On top of its currency being in free fall for 3 years running, empty shelves at supermarkets, and electricity rationing, Venezuela has a serious shortage of medicines, including life-saving anti-HIV drugs. This led a network of Venezuelans living with HIV to seek “urgent humanitarian aid” in June 2016 from the Geneva, Switzerland–based Global Fund to Fight AIDS, Tuberculosis and Malaria. But because the World Bank classifies Venezuela as a high-income nation, the Global Fund on 18 January denied the request. “As an agency relying itself on donations from multiple stakeholders, the Global Fund is not in a position to grant any exceptions from its rules,” wrote Executive Director Mark Dybul and chair of the board Norbert Hauser.

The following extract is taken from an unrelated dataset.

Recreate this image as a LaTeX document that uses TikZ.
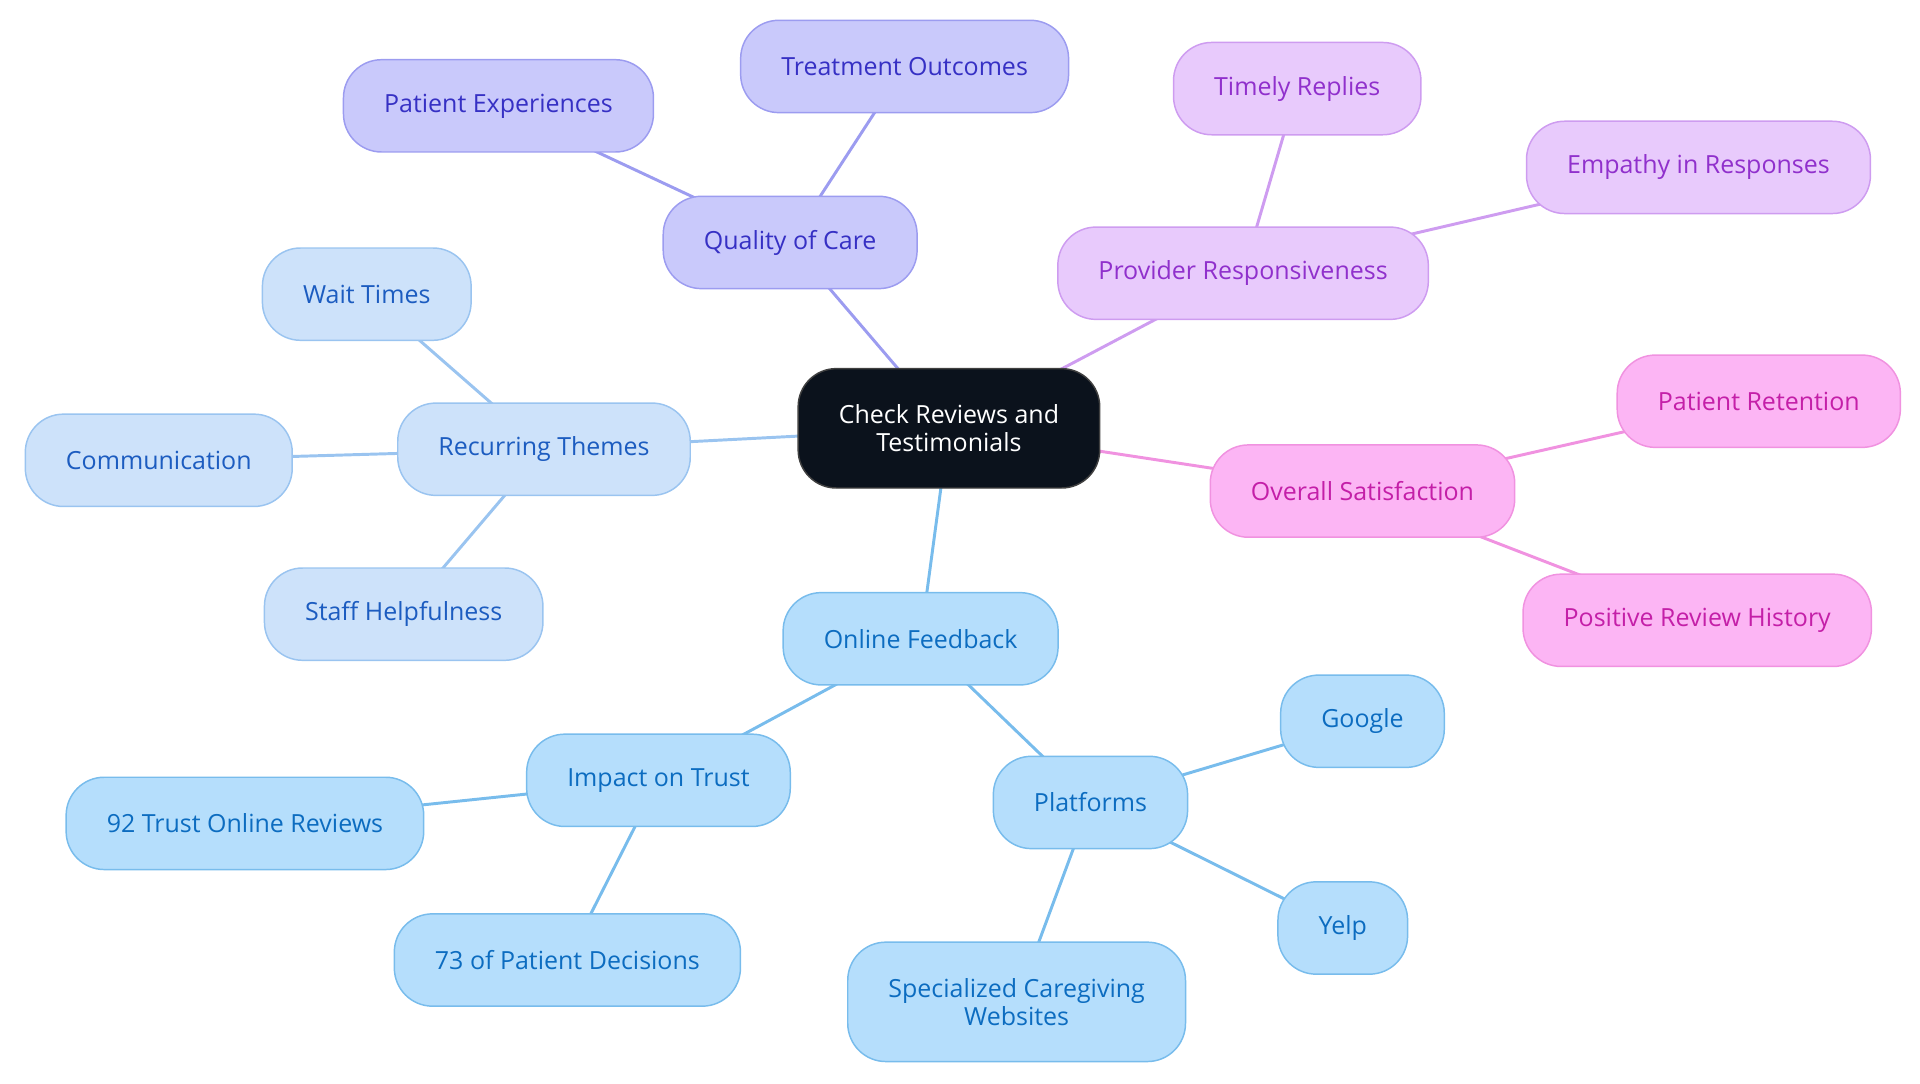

An estimated 110,000 people in 2015 were living with HIV in Venezuela, and at least 63,000 of them have started antiretroviral (ARV) treatment, says Feliciano Reyna Ganteaume, whose Caracas-based nonprofit Acción Solidaria supplies HIV-infected people with ARVs. “[The situation] is much worse than one can describe,” he says. When the government does take action, drug orders are placed late and not paid for on time, causing interruptions that have lasted more than 3 months. “There is not even 1 month without our receiving complaints of lack of one or more ARVs from one or more Venezuelan states,” he says. Reagents for the tests needed to monitor people on treatment also are in short supply.

A petition at change.org is urging the Global Fund to bend its policy toward high-income countries, given the extreme situation. The policy has previously led to cuts in HIV/AIDS funding to several Eastern European countries, a move heavily criticized by advocates in those countries. As international assistance for HIV/AIDS has steadily dropped over the past few years, the Global Fund has pushed harder on governments to foot their own bills.

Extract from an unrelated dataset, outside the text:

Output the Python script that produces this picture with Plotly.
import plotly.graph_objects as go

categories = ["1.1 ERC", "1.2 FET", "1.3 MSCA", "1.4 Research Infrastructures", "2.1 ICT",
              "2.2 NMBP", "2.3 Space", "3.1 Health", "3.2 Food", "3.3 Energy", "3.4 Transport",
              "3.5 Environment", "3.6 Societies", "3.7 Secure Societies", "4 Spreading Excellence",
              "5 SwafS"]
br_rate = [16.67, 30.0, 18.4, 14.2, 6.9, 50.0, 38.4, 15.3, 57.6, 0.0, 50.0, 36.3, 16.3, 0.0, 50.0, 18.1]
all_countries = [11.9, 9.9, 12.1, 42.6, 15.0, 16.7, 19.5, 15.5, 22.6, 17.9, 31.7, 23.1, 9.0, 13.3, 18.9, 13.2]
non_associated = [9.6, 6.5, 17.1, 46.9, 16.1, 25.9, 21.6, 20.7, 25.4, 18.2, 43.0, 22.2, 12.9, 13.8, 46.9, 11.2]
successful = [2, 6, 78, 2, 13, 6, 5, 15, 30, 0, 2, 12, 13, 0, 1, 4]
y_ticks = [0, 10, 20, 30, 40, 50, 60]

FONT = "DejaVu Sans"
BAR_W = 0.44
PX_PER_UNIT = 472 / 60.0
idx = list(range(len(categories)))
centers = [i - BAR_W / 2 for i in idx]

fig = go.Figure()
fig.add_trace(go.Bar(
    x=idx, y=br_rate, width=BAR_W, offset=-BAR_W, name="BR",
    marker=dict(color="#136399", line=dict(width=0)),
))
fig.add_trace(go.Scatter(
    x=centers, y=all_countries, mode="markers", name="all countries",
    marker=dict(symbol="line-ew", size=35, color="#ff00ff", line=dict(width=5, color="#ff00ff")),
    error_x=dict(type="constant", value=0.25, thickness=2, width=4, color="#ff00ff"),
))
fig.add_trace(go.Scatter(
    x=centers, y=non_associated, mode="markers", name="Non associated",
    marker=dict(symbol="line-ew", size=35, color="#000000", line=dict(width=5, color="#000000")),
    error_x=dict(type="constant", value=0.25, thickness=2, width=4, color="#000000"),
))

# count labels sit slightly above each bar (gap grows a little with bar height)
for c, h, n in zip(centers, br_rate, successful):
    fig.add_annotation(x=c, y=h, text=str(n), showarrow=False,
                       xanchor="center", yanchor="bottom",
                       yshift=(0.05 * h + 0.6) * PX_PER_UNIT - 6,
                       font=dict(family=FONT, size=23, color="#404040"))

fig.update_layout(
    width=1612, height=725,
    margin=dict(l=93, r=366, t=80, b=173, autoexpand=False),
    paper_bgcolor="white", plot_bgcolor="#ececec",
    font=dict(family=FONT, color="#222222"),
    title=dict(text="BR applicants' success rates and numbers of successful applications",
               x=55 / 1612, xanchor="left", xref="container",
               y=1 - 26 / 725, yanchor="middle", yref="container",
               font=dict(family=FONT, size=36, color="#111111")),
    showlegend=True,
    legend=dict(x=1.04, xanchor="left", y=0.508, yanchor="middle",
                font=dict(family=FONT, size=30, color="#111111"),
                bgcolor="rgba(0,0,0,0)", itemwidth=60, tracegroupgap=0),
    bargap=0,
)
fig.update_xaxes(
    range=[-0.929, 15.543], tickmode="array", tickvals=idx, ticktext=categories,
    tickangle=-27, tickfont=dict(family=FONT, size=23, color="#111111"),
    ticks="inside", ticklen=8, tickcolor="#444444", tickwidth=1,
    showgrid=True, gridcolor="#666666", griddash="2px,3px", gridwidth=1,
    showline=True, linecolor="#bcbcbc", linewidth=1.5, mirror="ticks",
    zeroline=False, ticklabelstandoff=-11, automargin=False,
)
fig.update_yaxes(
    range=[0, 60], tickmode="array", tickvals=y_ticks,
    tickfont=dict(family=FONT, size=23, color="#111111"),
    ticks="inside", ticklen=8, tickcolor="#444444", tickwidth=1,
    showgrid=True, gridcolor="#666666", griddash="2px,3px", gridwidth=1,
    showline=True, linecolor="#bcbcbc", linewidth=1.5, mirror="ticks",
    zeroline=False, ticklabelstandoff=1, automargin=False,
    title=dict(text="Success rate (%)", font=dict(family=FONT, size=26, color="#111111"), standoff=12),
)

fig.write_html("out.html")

The petition notes that in addition to a “severe stockout of antiretroviral treatment,” Venezuela does not have enough condoms, HIV test kits, or basic supplies to diagnose and treat tuberculosis—a major risk for people living with the AIDS virus. “This is not a political petition and does not seek to establish a position on the current status of the government,” it says. “This is a humanitarian call to avoid the genocide of Venezuelans living with HIV.”

The Global Fund leaders—who notably took 6 months to reply to the original urgent request for help—wrote that they had “liaised with our partner network to see who might be in a position to help.”